GIVEN REQUEST —
Leave out the pictures, then reproduce the rest of the material exactly.

DATA PROVIDED —
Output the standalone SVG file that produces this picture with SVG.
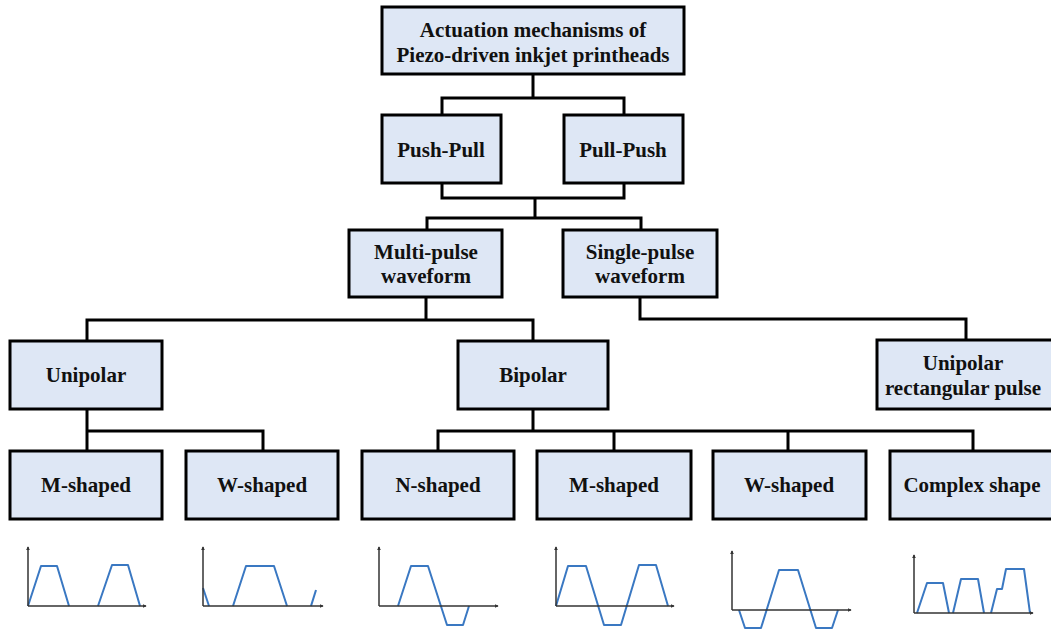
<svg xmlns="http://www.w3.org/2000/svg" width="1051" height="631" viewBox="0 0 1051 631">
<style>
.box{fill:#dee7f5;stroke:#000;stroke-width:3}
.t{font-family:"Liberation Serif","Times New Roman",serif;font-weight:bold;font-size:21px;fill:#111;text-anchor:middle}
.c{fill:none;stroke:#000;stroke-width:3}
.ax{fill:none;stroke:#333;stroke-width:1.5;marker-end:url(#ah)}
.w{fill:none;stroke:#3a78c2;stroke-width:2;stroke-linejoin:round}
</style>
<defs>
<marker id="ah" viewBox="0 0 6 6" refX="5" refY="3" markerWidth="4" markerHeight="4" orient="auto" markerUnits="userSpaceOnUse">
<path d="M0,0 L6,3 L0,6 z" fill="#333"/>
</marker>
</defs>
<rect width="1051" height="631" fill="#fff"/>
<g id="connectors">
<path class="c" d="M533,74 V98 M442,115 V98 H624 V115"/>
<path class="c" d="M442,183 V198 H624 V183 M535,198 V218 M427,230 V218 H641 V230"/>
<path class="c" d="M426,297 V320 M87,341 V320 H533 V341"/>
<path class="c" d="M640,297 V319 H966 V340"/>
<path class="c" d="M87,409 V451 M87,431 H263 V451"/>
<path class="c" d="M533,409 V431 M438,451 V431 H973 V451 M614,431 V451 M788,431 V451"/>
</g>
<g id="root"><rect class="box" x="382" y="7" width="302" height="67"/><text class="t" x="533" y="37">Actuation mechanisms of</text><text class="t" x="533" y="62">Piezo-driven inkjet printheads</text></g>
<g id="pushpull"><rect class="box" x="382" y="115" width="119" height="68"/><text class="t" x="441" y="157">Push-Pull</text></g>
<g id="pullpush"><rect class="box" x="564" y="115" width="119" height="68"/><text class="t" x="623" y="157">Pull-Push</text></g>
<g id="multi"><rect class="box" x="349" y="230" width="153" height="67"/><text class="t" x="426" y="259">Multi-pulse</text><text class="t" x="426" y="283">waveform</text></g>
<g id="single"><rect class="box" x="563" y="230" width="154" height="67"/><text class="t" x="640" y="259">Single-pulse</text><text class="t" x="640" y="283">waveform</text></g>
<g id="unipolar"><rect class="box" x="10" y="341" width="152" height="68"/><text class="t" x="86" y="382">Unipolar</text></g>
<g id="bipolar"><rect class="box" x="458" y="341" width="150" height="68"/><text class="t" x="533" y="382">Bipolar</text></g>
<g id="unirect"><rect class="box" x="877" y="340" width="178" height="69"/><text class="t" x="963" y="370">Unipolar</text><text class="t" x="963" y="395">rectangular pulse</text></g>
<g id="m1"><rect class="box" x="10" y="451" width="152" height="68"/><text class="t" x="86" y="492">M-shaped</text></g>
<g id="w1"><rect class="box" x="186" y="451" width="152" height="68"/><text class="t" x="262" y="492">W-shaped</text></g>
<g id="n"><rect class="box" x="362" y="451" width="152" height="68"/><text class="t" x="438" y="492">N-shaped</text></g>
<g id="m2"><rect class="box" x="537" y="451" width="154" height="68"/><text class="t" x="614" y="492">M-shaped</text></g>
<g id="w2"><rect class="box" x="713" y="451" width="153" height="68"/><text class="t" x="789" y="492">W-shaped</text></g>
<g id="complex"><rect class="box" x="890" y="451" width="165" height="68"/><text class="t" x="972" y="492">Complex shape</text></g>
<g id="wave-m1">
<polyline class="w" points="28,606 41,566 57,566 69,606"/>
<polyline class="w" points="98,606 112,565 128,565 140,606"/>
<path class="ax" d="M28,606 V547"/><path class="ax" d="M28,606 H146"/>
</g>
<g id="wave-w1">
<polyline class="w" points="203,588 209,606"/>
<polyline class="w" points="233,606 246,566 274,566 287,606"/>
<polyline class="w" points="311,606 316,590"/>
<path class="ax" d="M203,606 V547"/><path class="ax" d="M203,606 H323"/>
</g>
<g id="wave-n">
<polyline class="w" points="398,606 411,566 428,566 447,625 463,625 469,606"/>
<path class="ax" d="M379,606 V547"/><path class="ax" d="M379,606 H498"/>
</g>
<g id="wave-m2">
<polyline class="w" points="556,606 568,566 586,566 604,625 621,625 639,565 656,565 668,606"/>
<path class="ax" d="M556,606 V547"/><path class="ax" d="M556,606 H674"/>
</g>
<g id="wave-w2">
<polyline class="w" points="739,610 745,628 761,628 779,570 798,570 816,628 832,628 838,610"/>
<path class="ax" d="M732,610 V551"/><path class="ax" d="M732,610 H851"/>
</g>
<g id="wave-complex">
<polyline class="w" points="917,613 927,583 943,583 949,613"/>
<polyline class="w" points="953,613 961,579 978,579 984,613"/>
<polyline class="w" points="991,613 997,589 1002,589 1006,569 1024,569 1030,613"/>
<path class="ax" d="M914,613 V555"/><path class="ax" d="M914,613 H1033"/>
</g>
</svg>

RESULT —
Output the standalone SVG file that produces this picture with SVG.
<svg xmlns="http://www.w3.org/2000/svg" width="1051" height="631" viewBox="0 0 1051 631">
<style>
.box{fill:#dee7f5;stroke:#000;stroke-width:3}
.t{font-family:"Liberation Serif","Times New Roman",serif;font-weight:bold;font-size:21px;fill:#111;text-anchor:middle}
.c{fill:none;stroke:#000;stroke-width:3}
.ax{fill:none;stroke:#333;stroke-width:1.5;marker-end:url(#ah)}
.w{fill:none;stroke:#3a78c2;stroke-width:2;stroke-linejoin:round}
</style>
<defs>
<marker id="ah" viewBox="0 0 6 6" refX="5" refY="3" markerWidth="4" markerHeight="4" orient="auto" markerUnits="userSpaceOnUse">
<path d="M0,0 L6,3 L0,6 z" fill="#333"/>
</marker>
</defs>
<rect width="1051" height="631" fill="#fff"/>
<g id="connectors">
<path class="c" d="M533,74 V98 M442,115 V98 H624 V115"/>
<path class="c" d="M442,183 V198 H624 V183 M535,198 V218 M427,230 V218 H641 V230"/>
<path class="c" d="M426,297 V320 M87,341 V320 H533 V341"/>
<path class="c" d="M640,297 V319 H966 V340"/>
<path class="c" d="M87,409 V451 M87,431 H263 V451"/>
<path class="c" d="M533,409 V431 M438,451 V431 H973 V451 M614,431 V451 M788,431 V451"/>
</g>
<g id="root"><rect class="box" x="382" y="7" width="302" height="67"/><text class="t" x="533" y="37">Actuation mechanisms of</text><text class="t" x="533" y="62">Piezo-driven inkjet printheads</text></g>
<g id="pushpull"><rect class="box" x="382" y="115" width="119" height="68"/><text class="t" x="441" y="157">Push-Pull</text></g>
<g id="pullpush"><rect class="box" x="564" y="115" width="119" height="68"/><text class="t" x="623" y="157">Pull-Push</text></g>
<g id="multi"><rect class="box" x="349" y="230" width="153" height="67"/><text class="t" x="426" y="259">Multi-pulse</text><text class="t" x="426" y="283">waveform</text></g>
<g id="single"><rect class="box" x="563" y="230" width="154" height="67"/><text class="t" x="640" y="259">Single-pulse</text><text class="t" x="640" y="283">waveform</text></g>
<g id="unipolar"><rect class="box" x="10" y="341" width="152" height="68"/><text class="t" x="86" y="382">Unipolar</text></g>
<g id="bipolar"><rect class="box" x="458" y="341" width="150" height="68"/><text class="t" x="533" y="382">Bipolar</text></g>
<g id="unirect"><rect class="box" x="877" y="340" width="178" height="69"/><text class="t" x="963" y="370">Unipolar</text><text class="t" x="963" y="395">rectangular pulse</text></g>
<g id="m1"><rect class="box" x="10" y="451" width="152" height="68"/><text class="t" x="86" y="492">M-shaped</text></g>
<g id="w1"><rect class="box" x="186" y="451" width="152" height="68"/><text class="t" x="262" y="492">W-shaped</text></g>
<g id="n"><rect class="box" x="362" y="451" width="152" height="68"/><text class="t" x="438" y="492">N-shaped</text></g>
<g id="m2"><rect class="box" x="537" y="451" width="154" height="68"/><text class="t" x="614" y="492">M-shaped</text></g>
<g id="w2"><rect class="box" x="713" y="451" width="153" height="68"/><text class="t" x="789" y="492">W-shaped</text></g>
<g id="complex"><rect class="box" x="890" y="451" width="165" height="68"/><text class="t" x="972" y="492">Complex shape</text></g>
<g id="wave-m1">
<polyline class="w" points="28,606 41,566 57,566 69,606"/>
<polyline class="w" points="98,606 112,565 128,565 140,606"/>
<path class="ax" d="M28,606 V547"/><path class="ax" d="M28,606 H146"/>
</g>
<g id="wave-w1">
<polyline class="w" points="203,588 209,606"/>
<polyline class="w" points="233,606 246,566 274,566 287,606"/>
<polyline class="w" points="311,606 316,590"/>
<path class="ax" d="M203,606 V547"/><path class="ax" d="M203,606 H323"/>
</g>
<g id="wave-n">
<polyline class="w" points="398,606 411,566 428,566 447,625 463,625 469,606"/>
<path class="ax" d="M379,606 V547"/><path class="ax" d="M379,606 H498"/>
</g>
<g id="wave-m2">
<polyline class="w" points="556,606 568,566 586,566 604,625 621,625 639,565 656,565 668,606"/>
<path class="ax" d="M556,606 V547"/><path class="ax" d="M556,606 H674"/>
</g>
<g id="wave-w2">
<polyline class="w" points="739,610 745,628 761,628 779,570 798,570 816,628 832,628 838,610"/>
<path class="ax" d="M732,610 V551"/><path class="ax" d="M732,610 H851"/>
</g>
<g id="wave-complex">
<polyline class="w" points="917,613 927,583 943,583 949,613"/>
<polyline class="w" points="953,613 961,579 978,579 984,613"/>
<polyline class="w" points="991,613 997,589 1002,589 1006,569 1024,569 1030,613"/>
<path class="ax" d="M914,613 V555"/><path class="ax" d="M914,613 H1033"/>
</g>
</svg>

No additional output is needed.